At common law the absence of bias includes the absence of the appearance of bias. Consequently, a tribunal may be impugned for bias without actual bias needing to be proved, and its decision quashed without any aspersion being cast.

This happened in R v Secretary of State for the Home Department, ex parte Al-Hasan [2005] UKHL 13 (16 February 2005). Proceedings were quashed because the common law test was satisfied (para 37); in summary, this amounts to asking whether a fair-minded observer would think there was a real possibility that the tribunal had been predisposed, that it lacked impartiality, that it may have been improperly influenced. An honest doubt about this, entertained by the fair-minded observer, is sufficient, even if the doubt is unfounded.

In that case a prison official (deputy governor) presided over a disciplinary hearing in which the validity of an order promulgated by the prison governor was challenged. When the order had been formulated, the official had been present and had implicitly agreed to it. It was therefore unlikely that he would hold that the order was invalid. The House of Lords stressed that there was no suggestion that in presiding over the hearing he had intentionally acted wrongly.

Baroness Hale, para 16, concluded

"…Giving the order and deciding upon its lawfulness could have been more clearly separated.
… however professional the Deputy Governor was in his approach to his task, a fair-minded and informed observer would conclude that there was a real possibility that he would be pre-disposed to uphold the legality of the order."


Plainly, a line had to be drawn between this unacceptable overlap of functions (participating in promulgating a rule and subsequently deciding on its lawfulness), and the position of judges, who often have extra-judicial experience involving the expressing of views on the appropriateness of legislation, or even proposing law reforms which are later enacted. Lord Rodger addressed this issue, para 9, concluding:

"The knowledge and expertise developed in these ways can only help, not hinder, their judicial work."

And adding, para 10:

"Judges have not infrequently been party to decisions overruling their own previous decisions."

As an example, Lord Rodger referred to (also para 10):

"In In re S (Minors) (Care Order: Implementation of Care Plan) [2002] 2 AC 291, Lord Mackay of Clashfern took part in a decision in which the House struck down a system adopted by a local authority for "starring" the essential milestones of their care plan adopted under the Children Act 1989. The appeal turned on identifying a cardinal principle of the Act - a piece of legislation for which Lord Mackay, as Lord Chancellor, had been the lead minister when the Bill was going through this House in its legislative capacity. More than that, as he explained, at p 327, para 108, he had actually given a lecture in which he suggested the idea of starring stages. At the beginning of the appeal, however, he informed counsel of this and they did not object to his sitting. So any question of apparent bias was resolved.
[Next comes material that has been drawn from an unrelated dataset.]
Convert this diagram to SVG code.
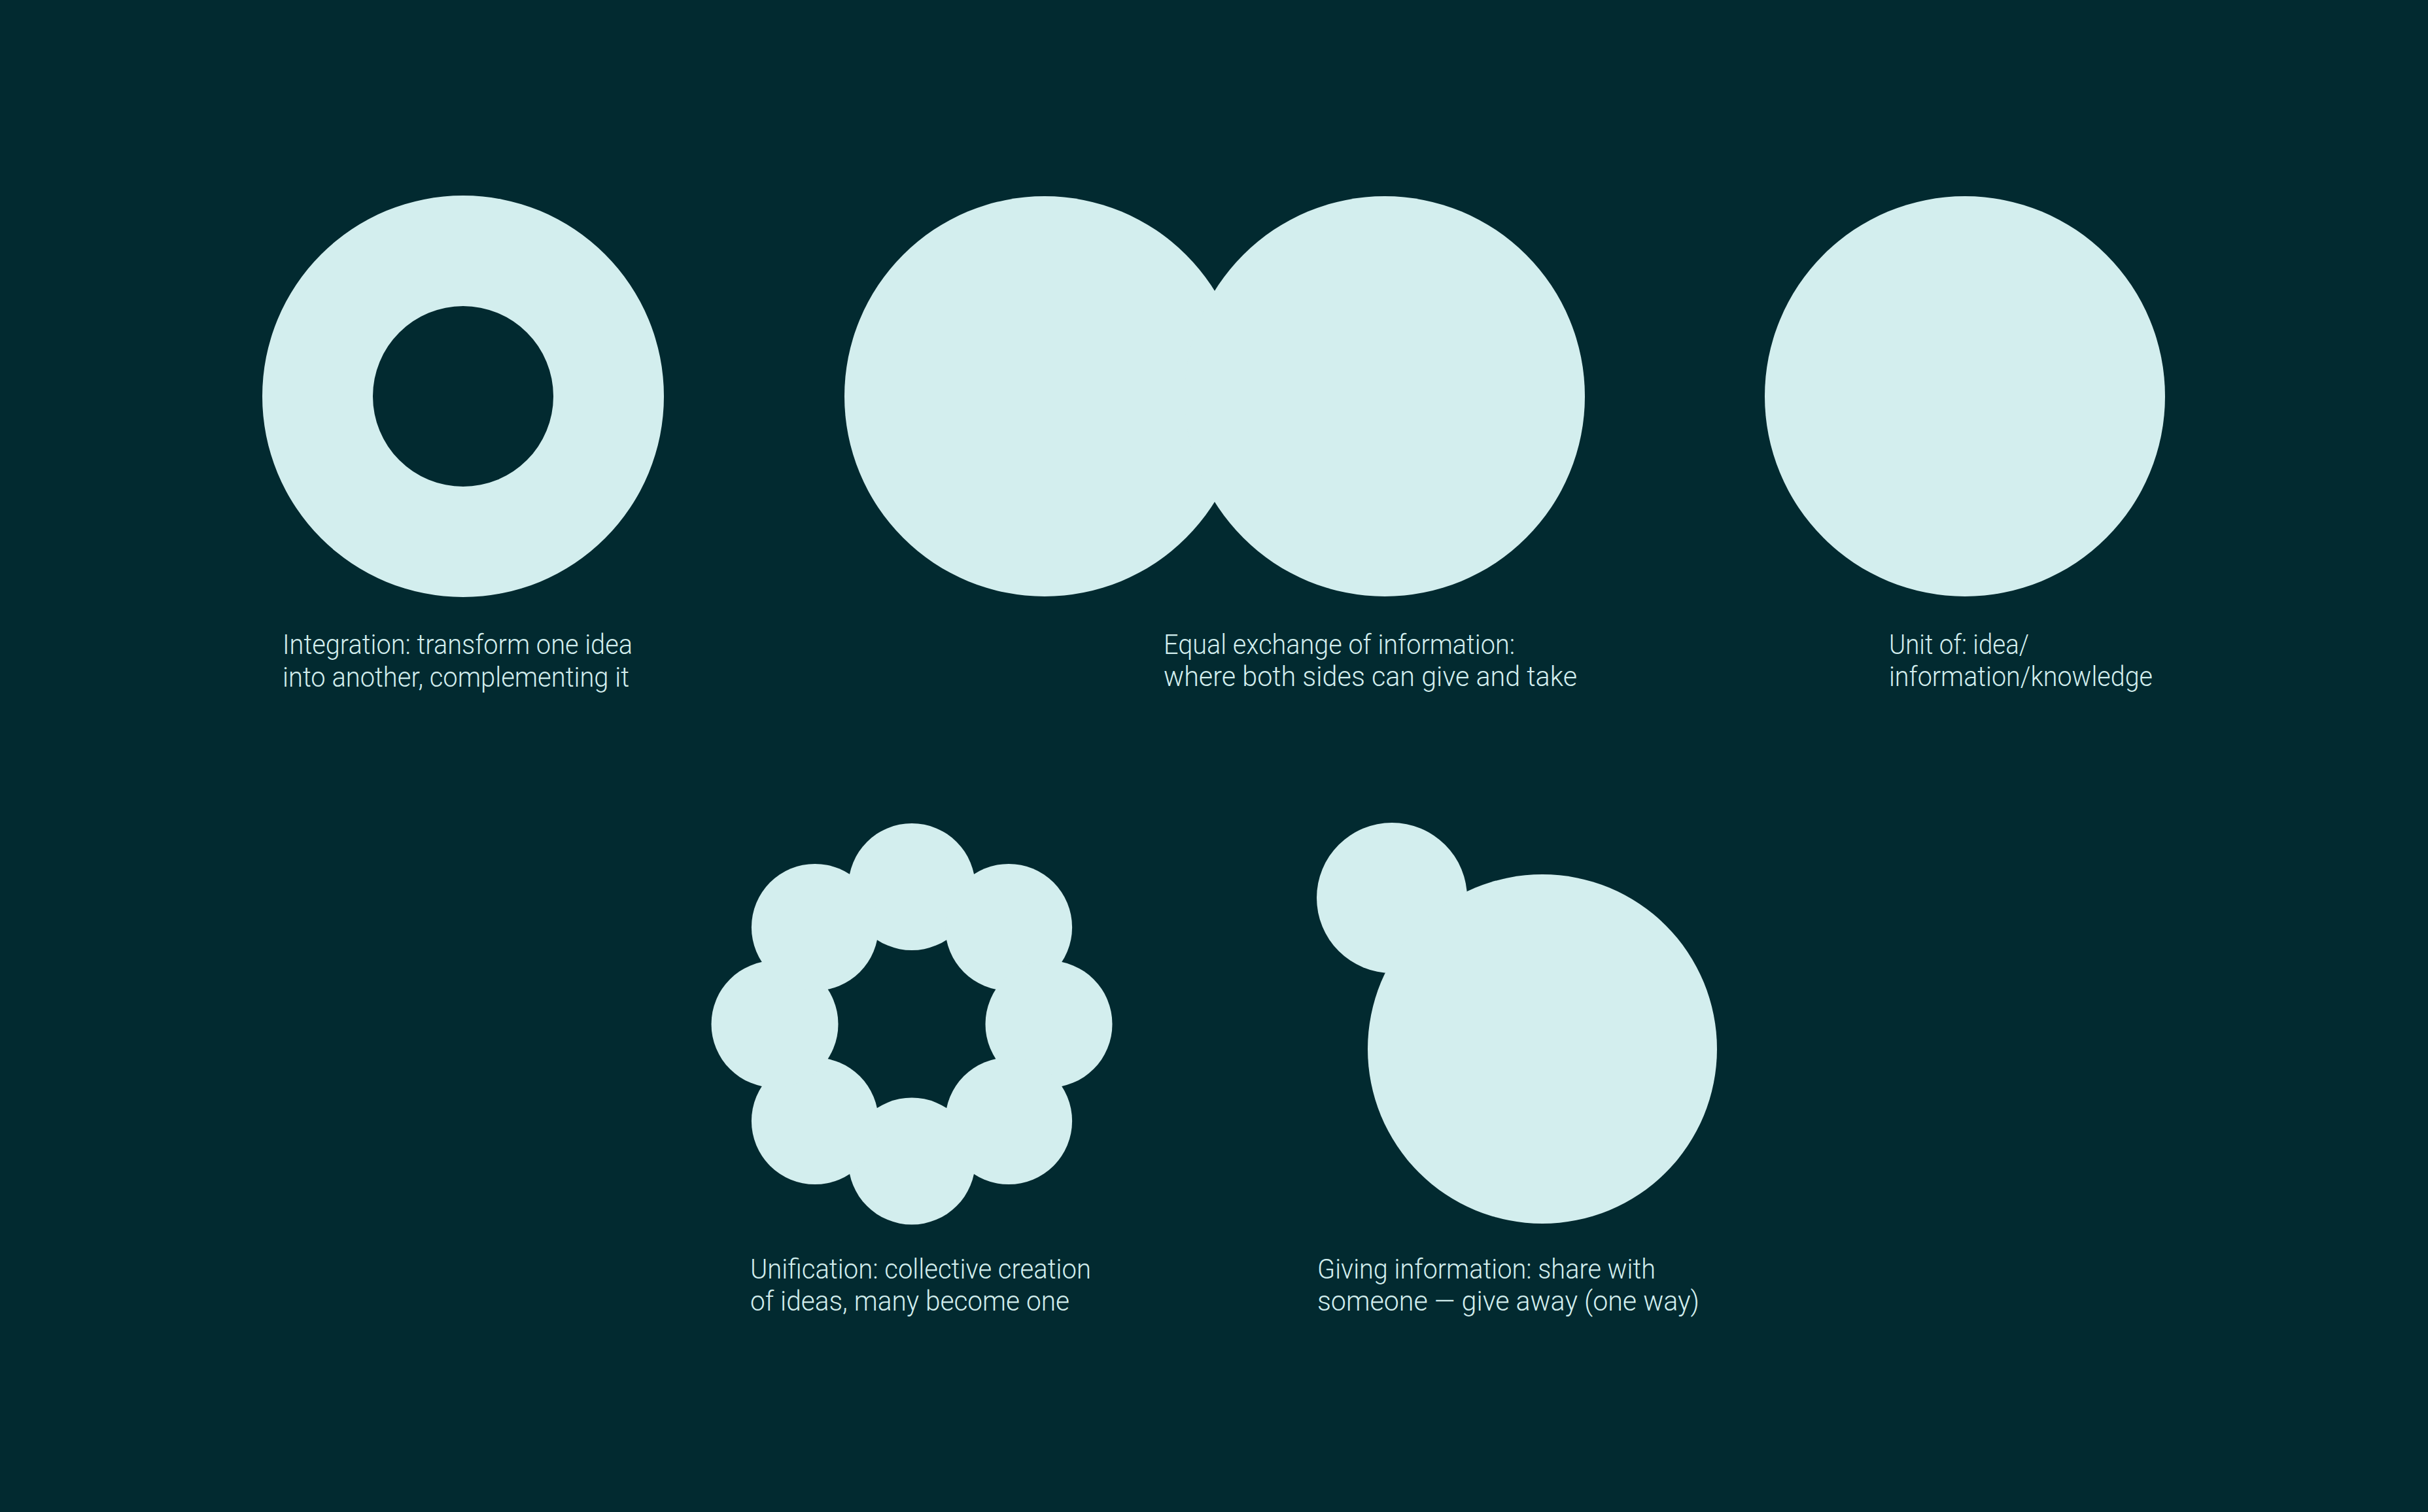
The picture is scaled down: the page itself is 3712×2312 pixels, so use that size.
<svg xmlns="http://www.w3.org/2000/svg" width="3712" height="2312" viewBox="0 0 3712 2312">
<style>
.shape{fill:#d3eeee}
.bg{fill:#022a30}
.lbl{fill:#d3eeee;font-family:Roboto,"Liberation Sans",Arial,sans-serif;font-weight:300;font-size:42px}
</style>
<rect class="bg" x="0" y="0" width="3712" height="2312"/>
<g id="integration">
<path class="shape" fill-rule="evenodd" d="M401 606a307 307 0 1 0 614 0a307 307 0 1 0 -614 0Z M570 606a138 138 0 1 0 276 0a138 138 0 1 0 -276 0Z"/>
<text class="lbl" x="432" y="1000" textLength="535" lengthAdjust="spacingAndGlyphs">Integration: transform one idea</text>
<text class="lbl" x="432" y="1050" textLength="530" lengthAdjust="spacingAndGlyphs">into another, complementing it</text>
</g>
<g id="exchange">
<circle class="shape" cx="1597" cy="606" r="306"/>
<circle class="shape" cx="2117" cy="606" r="306"/>
<text class="lbl" x="1779" y="1000" textLength="537" lengthAdjust="spacingAndGlyphs">Equal exchange of information:</text>
<text class="lbl" x="1779" y="1049" textLength="632" lengthAdjust="spacingAndGlyphs">where both sides can give and take</text>
</g>
<g id="unit">
<circle class="shape" cx="3004" cy="606" r="306"/>
<text class="lbl" x="2888" y="1000" textLength="214" lengthAdjust="spacingAndGlyphs">Unit of: idea/</text>
<text class="lbl" x="2888" y="1049" textLength="403" lengthAdjust="spacingAndGlyphs">information/knowledge</text>
</g>
<g id="unification">
<circle class="shape" cx="1394" cy="1356" r="97"/>
<circle class="shape" cx="1542.1" cy="1417.9" r="97"/>
<circle class="shape" cx="1603.5" cy="1566" r="97"/>
<circle class="shape" cx="1542.1" cy="1714.1" r="97"/>
<circle class="shape" cx="1394" cy="1775.5" r="97"/>
<circle class="shape" cx="1245.9" cy="1714.1" r="97"/>
<circle class="shape" cx="1184.5" cy="1566" r="97"/>
<circle class="shape" cx="1245.9" cy="1417.9" r="97"/>
<text class="lbl" x="1147" y="1955" textLength="521" lengthAdjust="spacingAndGlyphs">Unification: collective creation</text>
<text class="lbl" x="1147" y="2004" textLength="488" lengthAdjust="spacingAndGlyphs">of ideas, many become one</text>
</g>
<g id="giving">
<circle class="shape" cx="2128" cy="1373" r="115"/>
<circle class="shape" cx="2358" cy="1604" r="267"/>
<text class="lbl" x="2014" y="1955" textLength="517" lengthAdjust="spacingAndGlyphs">Giving information: share with</text>
<text class="lbl" x="2014" y="2004" textLength="584" lengthAdjust="spacingAndGlyphs">someone — give away (one way)</text>
</g>
<g id="connectors"/>
</svg>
Again, since Lord Mackay agreed with the decision to disapprove the starring system, the informed and fair-minded observer would have seen that he was well able to judge the matter independently and impartially when called upon to do so."

Thus Lord Rodger recognises that judges can be vulnerable to giving the fair-minded observer an impression of bias, and the way of overcoming that is to inform counsel of potentially embarrassing matters at the beginning of the hearing and to invite objection to their continued sitting.

Lord Brown, delivering the leading speech in Al-Hasan, referred to the common law test for bias (para 30):

"The common law test for bias has been authoritatively settled by the recent decisions of this House in Porter v Magill [2002] 2 AC 357 and Lawal v Northern Spirit Ltd [2004] 1 All ER 187:
"The question is whether the fair-minded and informed observer, having considered the relevant facts, would conclude that there was a real possibility that the tribunal was biased".


The correct procedure was (para 41):

"… to have avoided the appearance of bias [the deputy governor] would either have had to make plain at the adjudications that he himself had actually been present when the squat search order was confirmed (rather than give the impression, as he appears to have done, that he had known nothing of it) and sought the prisoners' consent to his nevertheless hearing the charges, or alternatively stood down to enable them to be heard by a different governor (if necessary from another prison) without any such previous involvement in the case."